Ideal Glass States Are Not Purely Vibrational: Insight from Randomly Pinned Glasses

We use computer simulations to probe the thermodynamic and dynamic properties of a glass former that undergoes an ideal glass transition because of the presence of randomly pinned particles. We find that even deep in the equilibrium glass state, the system relaxes to some extent because of the presence of localized excitations that allow the system to access different inherent structures, thus giving rise to a nontrivial contribution to the entropy. By calculating with high accuracy the vibrational part of the entropy, we show that also in the equilibrium glass state thermodynamics and dynamics give a coherent picture, and that glasses should not be seen as a disordered solid in which the particles undergo just vibrational motion but instead as a system with a highly nonlinear internal dynamics.

Figure 1

(a) Time dependence of the mean squared displacement $\mathrm{\Delta }(t)$ for different concentrations of pinned particles, $c$, at $T=0.45$ for $N=1200$. The horizontal dashed line is the height of the plateau for $c=0.2$. (b) The dynamic overlap function $Q(t)$ at $T=0.45$ for $N=1200$ and concentrations $c$ at which the system is in the equilibrium glass state. The horizontal dashed arrows are the static overlap functions $Q^{(\mathrm{static})}$ evaluated from the parallel tempering simulations. The inset shows the state points for the presented $Q(t)$ in the phase diagram from Ref. [18].

Figure 2

The mean-squared displacement ${\mathrm{\Delta }}_{\alpha }$ at $T=0.45$ for $N=1200$ used for the Frenkel-Ladd thermodynamic integration.
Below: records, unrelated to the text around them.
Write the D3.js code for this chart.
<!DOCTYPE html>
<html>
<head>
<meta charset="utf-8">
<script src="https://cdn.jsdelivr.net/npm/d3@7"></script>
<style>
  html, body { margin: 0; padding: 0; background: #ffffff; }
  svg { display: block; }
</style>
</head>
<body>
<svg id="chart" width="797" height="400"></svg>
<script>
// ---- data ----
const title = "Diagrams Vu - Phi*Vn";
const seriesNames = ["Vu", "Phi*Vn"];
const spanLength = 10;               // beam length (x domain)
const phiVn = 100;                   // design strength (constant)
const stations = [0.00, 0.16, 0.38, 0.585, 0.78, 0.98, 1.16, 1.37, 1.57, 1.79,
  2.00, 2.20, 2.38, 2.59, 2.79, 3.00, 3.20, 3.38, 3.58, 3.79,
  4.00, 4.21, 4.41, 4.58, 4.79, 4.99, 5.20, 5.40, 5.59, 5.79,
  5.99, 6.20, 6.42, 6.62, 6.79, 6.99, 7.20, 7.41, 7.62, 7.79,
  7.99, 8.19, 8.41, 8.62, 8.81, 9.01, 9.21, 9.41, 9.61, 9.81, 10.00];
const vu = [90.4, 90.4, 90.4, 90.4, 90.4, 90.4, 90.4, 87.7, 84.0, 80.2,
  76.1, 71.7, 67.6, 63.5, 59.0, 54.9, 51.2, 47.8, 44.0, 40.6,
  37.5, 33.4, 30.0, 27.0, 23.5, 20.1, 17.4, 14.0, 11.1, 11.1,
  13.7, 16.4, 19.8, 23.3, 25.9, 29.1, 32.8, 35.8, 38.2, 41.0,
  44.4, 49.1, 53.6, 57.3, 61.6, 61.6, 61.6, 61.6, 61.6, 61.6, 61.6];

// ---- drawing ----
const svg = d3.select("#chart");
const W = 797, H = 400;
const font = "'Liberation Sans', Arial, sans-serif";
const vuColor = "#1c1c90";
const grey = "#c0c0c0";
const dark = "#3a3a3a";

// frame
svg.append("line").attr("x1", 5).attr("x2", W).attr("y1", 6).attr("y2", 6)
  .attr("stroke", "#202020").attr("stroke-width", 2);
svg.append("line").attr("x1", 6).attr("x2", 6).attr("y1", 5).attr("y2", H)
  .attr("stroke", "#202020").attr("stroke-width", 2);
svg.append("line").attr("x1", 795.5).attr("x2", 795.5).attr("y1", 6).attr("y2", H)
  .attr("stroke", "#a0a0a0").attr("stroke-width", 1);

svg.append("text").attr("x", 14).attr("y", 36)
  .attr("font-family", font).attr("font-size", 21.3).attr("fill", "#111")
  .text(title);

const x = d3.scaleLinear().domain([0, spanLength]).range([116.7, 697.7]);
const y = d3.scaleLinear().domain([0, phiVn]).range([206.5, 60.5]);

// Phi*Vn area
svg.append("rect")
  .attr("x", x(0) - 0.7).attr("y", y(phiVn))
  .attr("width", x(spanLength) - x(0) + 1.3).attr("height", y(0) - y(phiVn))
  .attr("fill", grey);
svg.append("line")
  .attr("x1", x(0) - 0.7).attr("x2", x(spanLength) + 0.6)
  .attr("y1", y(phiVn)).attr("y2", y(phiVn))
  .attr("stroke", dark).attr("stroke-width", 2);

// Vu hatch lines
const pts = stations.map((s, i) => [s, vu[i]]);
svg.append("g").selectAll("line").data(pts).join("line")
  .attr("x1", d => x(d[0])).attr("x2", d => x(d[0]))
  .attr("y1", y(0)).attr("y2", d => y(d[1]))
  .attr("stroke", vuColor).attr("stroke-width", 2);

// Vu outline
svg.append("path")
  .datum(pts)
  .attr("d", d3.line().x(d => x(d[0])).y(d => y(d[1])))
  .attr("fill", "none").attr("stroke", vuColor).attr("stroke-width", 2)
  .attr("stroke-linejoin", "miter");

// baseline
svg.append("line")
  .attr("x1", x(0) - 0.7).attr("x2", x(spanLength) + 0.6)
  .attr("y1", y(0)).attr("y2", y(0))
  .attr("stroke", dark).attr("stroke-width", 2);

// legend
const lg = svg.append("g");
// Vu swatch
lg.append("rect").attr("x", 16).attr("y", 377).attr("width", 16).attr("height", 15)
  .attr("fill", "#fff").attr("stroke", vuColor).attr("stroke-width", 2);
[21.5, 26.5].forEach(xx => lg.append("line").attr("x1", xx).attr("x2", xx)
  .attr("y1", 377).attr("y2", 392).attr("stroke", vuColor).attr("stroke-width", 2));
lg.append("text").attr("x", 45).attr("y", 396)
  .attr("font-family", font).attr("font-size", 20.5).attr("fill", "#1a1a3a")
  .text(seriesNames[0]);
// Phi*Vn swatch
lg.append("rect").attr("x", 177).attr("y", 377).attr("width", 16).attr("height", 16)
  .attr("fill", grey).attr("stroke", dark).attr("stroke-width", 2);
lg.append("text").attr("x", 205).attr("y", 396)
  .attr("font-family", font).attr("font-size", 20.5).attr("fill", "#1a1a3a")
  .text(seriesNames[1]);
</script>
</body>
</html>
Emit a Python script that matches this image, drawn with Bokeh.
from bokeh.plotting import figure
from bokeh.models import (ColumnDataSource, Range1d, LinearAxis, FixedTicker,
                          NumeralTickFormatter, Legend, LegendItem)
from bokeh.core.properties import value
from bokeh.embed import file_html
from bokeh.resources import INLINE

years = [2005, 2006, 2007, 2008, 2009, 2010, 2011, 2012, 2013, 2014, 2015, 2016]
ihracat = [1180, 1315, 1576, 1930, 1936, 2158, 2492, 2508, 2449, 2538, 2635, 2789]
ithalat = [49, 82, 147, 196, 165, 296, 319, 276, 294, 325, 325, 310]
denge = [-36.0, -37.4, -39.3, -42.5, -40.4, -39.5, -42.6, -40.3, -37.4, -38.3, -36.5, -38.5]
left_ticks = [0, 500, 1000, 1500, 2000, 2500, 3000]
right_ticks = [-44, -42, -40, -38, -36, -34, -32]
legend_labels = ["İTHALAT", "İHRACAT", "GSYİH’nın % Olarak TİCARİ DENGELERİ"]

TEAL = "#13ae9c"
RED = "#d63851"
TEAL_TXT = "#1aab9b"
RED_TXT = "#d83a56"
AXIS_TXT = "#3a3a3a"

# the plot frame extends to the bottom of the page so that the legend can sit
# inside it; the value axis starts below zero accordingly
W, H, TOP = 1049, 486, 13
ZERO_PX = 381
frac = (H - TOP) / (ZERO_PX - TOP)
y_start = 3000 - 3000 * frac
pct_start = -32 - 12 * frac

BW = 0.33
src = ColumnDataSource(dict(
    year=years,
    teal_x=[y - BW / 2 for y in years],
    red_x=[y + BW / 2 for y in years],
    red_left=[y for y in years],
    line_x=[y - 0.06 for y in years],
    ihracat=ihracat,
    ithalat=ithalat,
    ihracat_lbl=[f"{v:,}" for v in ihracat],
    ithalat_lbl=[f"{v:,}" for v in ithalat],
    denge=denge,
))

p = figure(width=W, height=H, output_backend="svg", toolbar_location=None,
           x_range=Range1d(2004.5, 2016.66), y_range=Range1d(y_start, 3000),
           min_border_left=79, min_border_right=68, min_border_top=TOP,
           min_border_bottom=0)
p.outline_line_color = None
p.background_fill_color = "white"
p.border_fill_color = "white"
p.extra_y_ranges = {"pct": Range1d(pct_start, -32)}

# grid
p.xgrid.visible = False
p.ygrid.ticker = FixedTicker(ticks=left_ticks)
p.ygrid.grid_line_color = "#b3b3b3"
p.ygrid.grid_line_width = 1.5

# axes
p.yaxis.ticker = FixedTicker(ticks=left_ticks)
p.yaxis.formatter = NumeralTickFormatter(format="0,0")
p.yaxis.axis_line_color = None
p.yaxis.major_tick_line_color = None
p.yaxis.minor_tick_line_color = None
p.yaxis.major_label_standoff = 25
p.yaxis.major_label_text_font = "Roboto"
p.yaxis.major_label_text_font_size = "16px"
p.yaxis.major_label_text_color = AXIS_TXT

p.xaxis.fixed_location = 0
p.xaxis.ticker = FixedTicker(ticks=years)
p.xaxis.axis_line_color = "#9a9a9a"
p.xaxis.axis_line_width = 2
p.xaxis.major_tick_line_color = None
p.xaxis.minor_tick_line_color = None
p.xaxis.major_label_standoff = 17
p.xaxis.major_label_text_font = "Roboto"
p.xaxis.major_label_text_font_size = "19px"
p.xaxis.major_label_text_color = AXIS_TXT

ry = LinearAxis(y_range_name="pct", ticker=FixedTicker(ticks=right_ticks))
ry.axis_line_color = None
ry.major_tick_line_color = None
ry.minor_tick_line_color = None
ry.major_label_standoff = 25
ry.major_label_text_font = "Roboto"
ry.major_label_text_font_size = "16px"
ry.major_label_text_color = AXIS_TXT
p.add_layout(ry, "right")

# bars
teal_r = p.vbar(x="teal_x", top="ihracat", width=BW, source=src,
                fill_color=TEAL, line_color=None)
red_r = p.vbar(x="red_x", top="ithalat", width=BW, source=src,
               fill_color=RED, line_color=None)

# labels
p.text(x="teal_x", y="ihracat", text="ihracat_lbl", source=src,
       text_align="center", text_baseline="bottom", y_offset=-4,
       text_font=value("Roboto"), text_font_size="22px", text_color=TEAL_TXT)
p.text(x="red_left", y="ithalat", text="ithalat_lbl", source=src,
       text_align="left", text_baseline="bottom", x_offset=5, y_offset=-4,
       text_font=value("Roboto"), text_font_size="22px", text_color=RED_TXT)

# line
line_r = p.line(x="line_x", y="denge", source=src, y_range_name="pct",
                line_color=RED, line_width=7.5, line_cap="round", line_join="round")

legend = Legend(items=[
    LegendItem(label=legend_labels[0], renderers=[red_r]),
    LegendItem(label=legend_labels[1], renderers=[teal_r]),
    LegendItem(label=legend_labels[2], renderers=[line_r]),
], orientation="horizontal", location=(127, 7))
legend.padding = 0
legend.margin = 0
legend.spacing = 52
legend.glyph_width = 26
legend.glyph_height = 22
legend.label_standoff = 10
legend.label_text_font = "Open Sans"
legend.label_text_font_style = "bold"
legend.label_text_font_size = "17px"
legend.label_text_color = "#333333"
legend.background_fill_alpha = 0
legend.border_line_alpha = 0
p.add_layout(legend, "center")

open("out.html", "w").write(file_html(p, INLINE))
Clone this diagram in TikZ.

The horizontal dashed line is the plateau height for $c=0.2$ shown in Fig. 1. The solid line corresponds to the behavior of the Einstein solid, ${\mathrm{\Delta }}_{\alpha }=3/(2\alpha )$.

Figure 3

(a) $c$ dependence of the total entropy $s_{\mathrm{tot}}$, as well as different estimates of the vibrational entropy. (b) $c$ dependence of $s_{\mathrm{tot}}-s_{\mathrm{vib}}$. The open and filled symbols are for $N=300$ and $N=1200$, respectively. The horizontal arrows locate $T_K(c)$, where the skewness of the overlap distribution becomes zero [18].

Figure 4

(a)–(c): $e_{\mathrm{IS}}(t)$ at $T=0.45$ and $c=0.2$ for $N=300$ samples with (a) $10^4$ and (b) $10^8$ MC time steps, and with (c) $2\times {10}^9$ PT time step. Different lines correspond to different samples. (d)–(f): Superposition of the corresponding snapshots (sample 1) of the IS configurations with (d) $10^4$ and (e) $10^8$ MC time steps, and with (f) $2\times {10}^9$ PT time step. Pinned particles are shown in red (reduced in size to 0.5), and nonpinned A and B particles are shown in gray and blue, respectively.